Many plant sources for GAGs are available, but digestion of these by humans is more difficult, meaning plants are usually poor sources for GAGs. The several different types of carageenans from seaweeds are one example.
Thus, beef trachea is the major source of cartilage powder for supplement products. However, the story does not end here, but continues with further purification of GAGs.
Chondroitin Sulfates
The major GAG in mammals is chondroitin sulfates (CS). Methods for commercial purification or enrichment of CS exist, and products containing purified CS have been available for over seven years. CS was shown to be the active fraction of cartilage powder, unlike the collagen portion (which when boiled becomes gelatin). When CS is purified from cartilage powders, several advantages are apparent. First, a known and reproducible entity is available. This is important for consistent dosing over long time periods, especially critical for medical research. Second, the uptake is reproducibly increased. Third, potential allergenicity from bovine collagen or its fragments is bypassed. Injectable cartilage powders caused allergic reactions in both animal and human studies, whereas purified CS has not elicited adverse reactions. Fourth, lesser amounts of CS are needed compared to cartilage powder, meaning patient compliance is improved .Potential drawbacks of purified CS are: a higher cost than cartilage powder; and loss of minor GAGs such as keratan sulfate. Since purified CS is 3-10 times more effective than an equal amount of cartilage powder, the higher cost is actually negated, and purified CS is often more cost-effective. Loss of unique sugars from minor GAGs does not appear to dampen the effectiveness of purified CS, probably because chondrocytes can synthesize these unique sugars from those found in CS.
There are two forms of CS -- chondroitin-4-sulfate (CSA) and chondroitin-6-sulfate (CSC). CSB became dermatan sulfate. While there is still some controversy, as a dietary source for modified sugars, there appears to be no significant difference between the two types of CS. Usually CS-6 will predominate in purified CS products.
Purified CS is extracted from cartilage or cartilage powder by digestion of collagen with heat, acids or enzymes, followed by various salt or solvent extractions to recover CS. Since the end product is similar from each purification scheme, the only concern about the process would be possible use of toxic solvents.

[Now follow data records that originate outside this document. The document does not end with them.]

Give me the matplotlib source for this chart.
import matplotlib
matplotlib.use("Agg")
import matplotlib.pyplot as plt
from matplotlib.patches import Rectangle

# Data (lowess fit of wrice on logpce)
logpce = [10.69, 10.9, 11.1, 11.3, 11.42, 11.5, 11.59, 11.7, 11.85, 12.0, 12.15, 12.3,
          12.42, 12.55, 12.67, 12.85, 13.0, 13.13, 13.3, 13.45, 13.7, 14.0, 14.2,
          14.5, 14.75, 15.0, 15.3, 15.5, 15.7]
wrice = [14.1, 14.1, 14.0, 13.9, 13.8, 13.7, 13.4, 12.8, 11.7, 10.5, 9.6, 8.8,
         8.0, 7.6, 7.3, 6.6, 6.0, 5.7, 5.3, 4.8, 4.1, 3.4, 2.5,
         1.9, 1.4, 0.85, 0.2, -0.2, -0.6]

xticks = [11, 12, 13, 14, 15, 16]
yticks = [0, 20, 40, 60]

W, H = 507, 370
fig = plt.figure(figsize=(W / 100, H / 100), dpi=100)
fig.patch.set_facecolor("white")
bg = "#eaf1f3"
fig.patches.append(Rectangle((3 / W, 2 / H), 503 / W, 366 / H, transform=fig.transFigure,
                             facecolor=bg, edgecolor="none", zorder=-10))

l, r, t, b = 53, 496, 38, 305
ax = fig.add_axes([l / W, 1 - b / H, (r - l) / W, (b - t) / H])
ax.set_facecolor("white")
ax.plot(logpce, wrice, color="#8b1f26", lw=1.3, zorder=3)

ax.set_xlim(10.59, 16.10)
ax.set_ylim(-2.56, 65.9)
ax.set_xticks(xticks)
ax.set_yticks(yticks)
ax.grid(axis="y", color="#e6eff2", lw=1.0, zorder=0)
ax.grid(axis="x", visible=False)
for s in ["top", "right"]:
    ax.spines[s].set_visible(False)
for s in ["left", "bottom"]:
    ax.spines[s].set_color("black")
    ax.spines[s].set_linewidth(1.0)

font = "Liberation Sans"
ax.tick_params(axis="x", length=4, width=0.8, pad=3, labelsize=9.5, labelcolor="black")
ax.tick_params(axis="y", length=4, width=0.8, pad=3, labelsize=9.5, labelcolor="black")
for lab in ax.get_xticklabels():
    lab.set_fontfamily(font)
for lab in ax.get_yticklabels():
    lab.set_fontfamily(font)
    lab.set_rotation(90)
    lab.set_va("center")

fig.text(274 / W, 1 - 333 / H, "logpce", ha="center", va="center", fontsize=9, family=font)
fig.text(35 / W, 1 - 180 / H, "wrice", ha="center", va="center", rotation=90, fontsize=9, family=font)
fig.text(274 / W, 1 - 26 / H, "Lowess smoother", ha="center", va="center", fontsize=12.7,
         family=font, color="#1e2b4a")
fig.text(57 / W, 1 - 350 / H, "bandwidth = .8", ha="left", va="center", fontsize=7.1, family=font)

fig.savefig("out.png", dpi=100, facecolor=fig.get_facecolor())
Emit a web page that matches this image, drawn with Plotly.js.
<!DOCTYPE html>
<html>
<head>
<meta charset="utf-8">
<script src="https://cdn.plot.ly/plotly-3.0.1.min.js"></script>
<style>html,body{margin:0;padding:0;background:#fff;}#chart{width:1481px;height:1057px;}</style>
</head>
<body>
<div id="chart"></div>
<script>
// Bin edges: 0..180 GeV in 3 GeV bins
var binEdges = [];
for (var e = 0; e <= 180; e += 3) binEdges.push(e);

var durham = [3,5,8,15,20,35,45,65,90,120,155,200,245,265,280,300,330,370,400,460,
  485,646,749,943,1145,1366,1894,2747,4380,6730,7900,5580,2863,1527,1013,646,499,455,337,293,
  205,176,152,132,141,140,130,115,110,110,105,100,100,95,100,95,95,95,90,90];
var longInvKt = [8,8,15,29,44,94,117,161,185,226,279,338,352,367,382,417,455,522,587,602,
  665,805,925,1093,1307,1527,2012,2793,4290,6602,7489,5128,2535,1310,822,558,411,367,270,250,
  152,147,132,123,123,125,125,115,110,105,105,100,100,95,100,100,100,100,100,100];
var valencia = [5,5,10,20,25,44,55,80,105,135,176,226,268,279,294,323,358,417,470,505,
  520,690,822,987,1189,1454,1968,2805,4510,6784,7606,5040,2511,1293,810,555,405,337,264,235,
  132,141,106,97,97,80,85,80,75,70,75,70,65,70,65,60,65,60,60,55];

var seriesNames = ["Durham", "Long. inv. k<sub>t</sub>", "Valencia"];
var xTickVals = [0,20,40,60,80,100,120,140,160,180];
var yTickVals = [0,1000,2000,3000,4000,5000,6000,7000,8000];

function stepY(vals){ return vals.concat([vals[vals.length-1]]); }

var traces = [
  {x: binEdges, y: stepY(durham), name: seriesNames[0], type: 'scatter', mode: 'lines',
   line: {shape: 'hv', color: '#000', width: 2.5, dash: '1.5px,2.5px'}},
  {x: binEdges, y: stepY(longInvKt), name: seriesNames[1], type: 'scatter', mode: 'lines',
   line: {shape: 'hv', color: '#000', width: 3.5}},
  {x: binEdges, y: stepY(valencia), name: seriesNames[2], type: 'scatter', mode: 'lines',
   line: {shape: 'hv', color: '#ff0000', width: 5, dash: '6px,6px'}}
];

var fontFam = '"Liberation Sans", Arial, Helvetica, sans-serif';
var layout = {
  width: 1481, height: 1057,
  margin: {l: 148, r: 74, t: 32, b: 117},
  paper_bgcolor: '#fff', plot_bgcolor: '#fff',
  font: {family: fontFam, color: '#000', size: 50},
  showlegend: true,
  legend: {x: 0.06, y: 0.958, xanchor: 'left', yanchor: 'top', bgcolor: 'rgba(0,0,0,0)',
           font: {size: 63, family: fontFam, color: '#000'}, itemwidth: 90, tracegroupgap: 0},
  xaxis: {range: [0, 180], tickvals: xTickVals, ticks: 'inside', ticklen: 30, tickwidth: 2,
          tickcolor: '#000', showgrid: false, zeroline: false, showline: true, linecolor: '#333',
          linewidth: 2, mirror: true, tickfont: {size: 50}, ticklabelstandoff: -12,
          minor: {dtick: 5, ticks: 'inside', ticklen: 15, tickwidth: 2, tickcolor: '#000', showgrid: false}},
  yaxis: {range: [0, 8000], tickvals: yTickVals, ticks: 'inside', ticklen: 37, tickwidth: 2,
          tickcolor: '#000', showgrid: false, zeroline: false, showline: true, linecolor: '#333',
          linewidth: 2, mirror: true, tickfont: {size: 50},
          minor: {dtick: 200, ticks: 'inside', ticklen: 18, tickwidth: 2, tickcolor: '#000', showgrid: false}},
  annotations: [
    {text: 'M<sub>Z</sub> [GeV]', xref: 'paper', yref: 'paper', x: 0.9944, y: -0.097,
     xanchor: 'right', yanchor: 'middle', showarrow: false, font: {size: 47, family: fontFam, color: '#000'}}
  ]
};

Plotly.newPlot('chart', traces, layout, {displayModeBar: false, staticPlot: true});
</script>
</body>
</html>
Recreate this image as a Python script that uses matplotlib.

Comparative Bioavailability
Many cartilage preparations are not well-characterized. They can range from dried trachea to almost pure CS. As a result, uptake studies on cartilage powders are lacking. Hypothetically, more purity should give more absorption of modified sugars. Cross-linked collagen is very difficult to digest, and incomplete digestion would trap proteoglycans, rendering them unabsorbable. Therefore, absorption of GAGs from cartilage powders is likely to be highly variable, and is not predictable for a particular individual product.In contrast, purified CS absorption has been studied in man and animals. Ninety percent of radioactivity (from radioactive sulfur) after a one gram dose of labeled CS was recovered in the urine of normal humans within four days. Eight percent of this radioactivity was attached to large molecular weight GAGs, while the remainder was degraded to free sulfate. This means that oral CS is absorbed from the digestive tract into blood and is taken up and metabolized by tissues, which obviously have the ability to uptake large molecules of CS. Other studies showed that CS was absorbed intact into the blood as well as partially and completely degraded pieces. Further results showed that absorbed CS stayed around in the body with a half-life of 12-24 hours, meaning once daily dosing may be sufficient to saturate tissues. What is still not well known is specific uptake of modified sugars by chondrocytes. Animal studies suggest that chondrocytes do utilize absorbed CS, and positive human clinical trails also offer support of this notion.